PROVIDED MATERIAL
========================================================================
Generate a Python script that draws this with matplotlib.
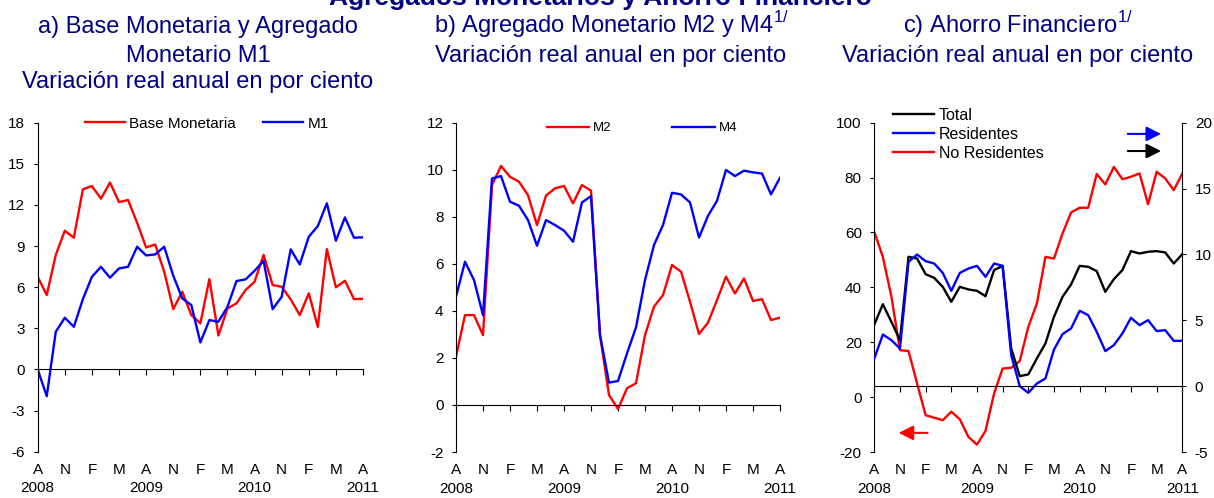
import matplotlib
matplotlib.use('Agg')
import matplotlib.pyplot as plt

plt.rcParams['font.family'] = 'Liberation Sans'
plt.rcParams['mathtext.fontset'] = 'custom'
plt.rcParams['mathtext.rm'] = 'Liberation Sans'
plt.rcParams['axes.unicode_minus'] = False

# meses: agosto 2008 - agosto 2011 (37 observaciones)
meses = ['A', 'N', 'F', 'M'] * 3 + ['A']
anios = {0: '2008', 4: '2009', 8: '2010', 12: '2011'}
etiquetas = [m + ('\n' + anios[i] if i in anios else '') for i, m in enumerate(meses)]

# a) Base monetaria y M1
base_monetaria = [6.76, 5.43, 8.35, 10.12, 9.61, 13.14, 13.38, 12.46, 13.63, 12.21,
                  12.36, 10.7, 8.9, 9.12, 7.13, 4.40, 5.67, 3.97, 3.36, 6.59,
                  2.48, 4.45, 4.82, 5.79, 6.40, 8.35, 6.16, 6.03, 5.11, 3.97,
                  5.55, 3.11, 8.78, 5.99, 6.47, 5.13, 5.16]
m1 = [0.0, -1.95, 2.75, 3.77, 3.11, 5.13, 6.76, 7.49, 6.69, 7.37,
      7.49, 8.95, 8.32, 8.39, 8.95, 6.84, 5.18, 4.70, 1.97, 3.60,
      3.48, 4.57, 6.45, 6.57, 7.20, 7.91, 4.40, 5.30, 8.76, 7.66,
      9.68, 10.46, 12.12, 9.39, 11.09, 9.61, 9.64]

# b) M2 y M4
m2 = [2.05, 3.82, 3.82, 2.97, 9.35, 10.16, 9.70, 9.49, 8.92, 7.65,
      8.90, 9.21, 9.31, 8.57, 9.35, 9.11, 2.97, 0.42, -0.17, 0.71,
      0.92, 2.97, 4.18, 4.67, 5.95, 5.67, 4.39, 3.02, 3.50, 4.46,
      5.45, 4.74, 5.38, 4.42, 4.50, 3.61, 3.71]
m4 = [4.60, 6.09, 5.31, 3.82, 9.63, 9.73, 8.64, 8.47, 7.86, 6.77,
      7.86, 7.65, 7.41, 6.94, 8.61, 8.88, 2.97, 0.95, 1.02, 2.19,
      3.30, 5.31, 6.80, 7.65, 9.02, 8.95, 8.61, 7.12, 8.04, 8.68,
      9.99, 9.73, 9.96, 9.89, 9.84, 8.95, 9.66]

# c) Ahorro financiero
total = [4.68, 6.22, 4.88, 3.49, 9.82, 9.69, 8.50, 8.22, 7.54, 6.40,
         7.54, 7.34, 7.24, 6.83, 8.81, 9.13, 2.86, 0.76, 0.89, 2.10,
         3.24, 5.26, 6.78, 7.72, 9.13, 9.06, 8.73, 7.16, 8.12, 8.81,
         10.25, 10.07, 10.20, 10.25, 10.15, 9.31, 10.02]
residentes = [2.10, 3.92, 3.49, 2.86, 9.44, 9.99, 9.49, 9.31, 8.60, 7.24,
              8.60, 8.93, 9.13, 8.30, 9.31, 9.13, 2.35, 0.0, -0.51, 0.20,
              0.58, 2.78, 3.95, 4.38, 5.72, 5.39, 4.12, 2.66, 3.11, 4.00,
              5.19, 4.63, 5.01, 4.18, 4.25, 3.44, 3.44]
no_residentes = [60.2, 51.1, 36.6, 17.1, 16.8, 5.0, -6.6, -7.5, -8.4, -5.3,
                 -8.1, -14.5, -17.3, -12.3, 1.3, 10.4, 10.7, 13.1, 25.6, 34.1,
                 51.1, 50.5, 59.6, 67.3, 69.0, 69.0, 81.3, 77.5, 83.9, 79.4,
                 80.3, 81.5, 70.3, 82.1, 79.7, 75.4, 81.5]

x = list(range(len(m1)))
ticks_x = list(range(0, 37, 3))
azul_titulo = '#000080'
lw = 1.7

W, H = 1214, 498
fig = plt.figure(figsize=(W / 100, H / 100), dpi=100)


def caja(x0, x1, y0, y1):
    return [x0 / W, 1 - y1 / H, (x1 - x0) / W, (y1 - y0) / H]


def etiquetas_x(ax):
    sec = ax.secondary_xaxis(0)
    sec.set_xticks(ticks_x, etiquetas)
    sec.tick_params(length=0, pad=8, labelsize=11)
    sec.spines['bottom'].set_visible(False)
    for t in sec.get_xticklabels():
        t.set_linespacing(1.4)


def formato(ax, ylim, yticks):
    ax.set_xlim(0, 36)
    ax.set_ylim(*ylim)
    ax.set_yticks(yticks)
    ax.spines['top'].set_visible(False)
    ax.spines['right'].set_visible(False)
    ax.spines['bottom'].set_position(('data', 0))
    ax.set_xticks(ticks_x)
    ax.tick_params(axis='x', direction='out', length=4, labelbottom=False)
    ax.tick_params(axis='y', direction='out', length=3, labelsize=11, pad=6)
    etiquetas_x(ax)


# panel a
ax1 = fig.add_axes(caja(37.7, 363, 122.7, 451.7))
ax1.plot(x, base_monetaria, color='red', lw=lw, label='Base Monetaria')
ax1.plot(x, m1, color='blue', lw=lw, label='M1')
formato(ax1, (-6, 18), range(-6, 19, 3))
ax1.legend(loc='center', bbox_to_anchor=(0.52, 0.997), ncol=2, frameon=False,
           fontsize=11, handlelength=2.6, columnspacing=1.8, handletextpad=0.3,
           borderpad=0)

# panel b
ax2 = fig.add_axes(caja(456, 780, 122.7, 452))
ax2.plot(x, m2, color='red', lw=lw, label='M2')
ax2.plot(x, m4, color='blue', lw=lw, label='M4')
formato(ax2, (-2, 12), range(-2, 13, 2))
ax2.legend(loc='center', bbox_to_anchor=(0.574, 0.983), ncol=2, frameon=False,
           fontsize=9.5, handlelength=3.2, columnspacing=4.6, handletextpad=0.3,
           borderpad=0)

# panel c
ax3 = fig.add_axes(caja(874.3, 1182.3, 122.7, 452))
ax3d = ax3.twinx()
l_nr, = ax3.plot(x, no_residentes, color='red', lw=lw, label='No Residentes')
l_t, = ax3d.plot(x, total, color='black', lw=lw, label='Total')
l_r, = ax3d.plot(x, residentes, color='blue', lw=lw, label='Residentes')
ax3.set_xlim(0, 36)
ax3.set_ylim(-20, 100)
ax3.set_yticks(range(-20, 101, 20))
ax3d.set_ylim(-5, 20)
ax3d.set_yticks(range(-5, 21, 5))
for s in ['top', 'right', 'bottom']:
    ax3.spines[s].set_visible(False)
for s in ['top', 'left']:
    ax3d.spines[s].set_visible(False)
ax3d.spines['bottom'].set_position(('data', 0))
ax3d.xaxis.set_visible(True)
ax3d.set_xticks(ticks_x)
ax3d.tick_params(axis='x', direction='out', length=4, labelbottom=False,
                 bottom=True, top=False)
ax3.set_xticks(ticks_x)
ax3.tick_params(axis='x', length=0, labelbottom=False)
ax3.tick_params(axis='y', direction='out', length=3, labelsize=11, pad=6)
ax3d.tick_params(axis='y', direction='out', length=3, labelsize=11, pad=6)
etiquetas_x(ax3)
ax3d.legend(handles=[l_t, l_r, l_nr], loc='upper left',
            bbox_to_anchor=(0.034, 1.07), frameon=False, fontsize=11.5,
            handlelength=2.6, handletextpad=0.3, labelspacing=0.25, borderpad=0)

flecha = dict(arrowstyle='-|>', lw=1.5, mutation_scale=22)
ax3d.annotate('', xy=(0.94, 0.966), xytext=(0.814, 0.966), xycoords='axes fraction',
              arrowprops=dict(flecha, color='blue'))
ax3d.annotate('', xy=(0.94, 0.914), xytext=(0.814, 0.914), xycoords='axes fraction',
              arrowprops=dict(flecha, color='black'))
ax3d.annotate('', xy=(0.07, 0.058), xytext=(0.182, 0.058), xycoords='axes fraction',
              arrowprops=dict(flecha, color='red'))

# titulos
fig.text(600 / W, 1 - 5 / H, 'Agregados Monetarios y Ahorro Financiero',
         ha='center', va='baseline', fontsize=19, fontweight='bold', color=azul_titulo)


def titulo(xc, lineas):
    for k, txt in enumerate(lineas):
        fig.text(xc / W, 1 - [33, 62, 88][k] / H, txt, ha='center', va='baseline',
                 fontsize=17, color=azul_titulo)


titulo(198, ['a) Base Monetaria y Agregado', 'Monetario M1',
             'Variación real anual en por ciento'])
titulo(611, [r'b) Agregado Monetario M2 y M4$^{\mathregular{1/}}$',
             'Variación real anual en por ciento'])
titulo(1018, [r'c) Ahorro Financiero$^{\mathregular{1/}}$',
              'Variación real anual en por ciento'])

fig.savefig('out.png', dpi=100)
========================================================================
WHAT TO DO
Only the lines from the start of the material through the line containing "etiquetas = [m" should be transcribed. Pictures stay out.

SOLUTION
Generate a Python script that draws this with matplotlib.
import matplotlib
matplotlib.use('Agg')
import matplotlib.pyplot as plt

plt.rcParams['font.family'] = 'Liberation Sans'
plt.rcParams['mathtext.fontset'] = 'custom'
plt.rcParams['mathtext.rm'] = 'Liberation Sans'
plt.rcParams['axes.unicode_minus'] = False

# meses: agosto 2008 - agosto 2011 (37 observaciones)
meses = ['A', 'N', 'F', 'M'] * 3 + ['A']
anios = {0: '2008', 4: '2009', 8: '2010', 12: '2011'}
etiquetas = [m + ('\n' + anios[i] if i in anios else '') for i, m in enumerate(meses)]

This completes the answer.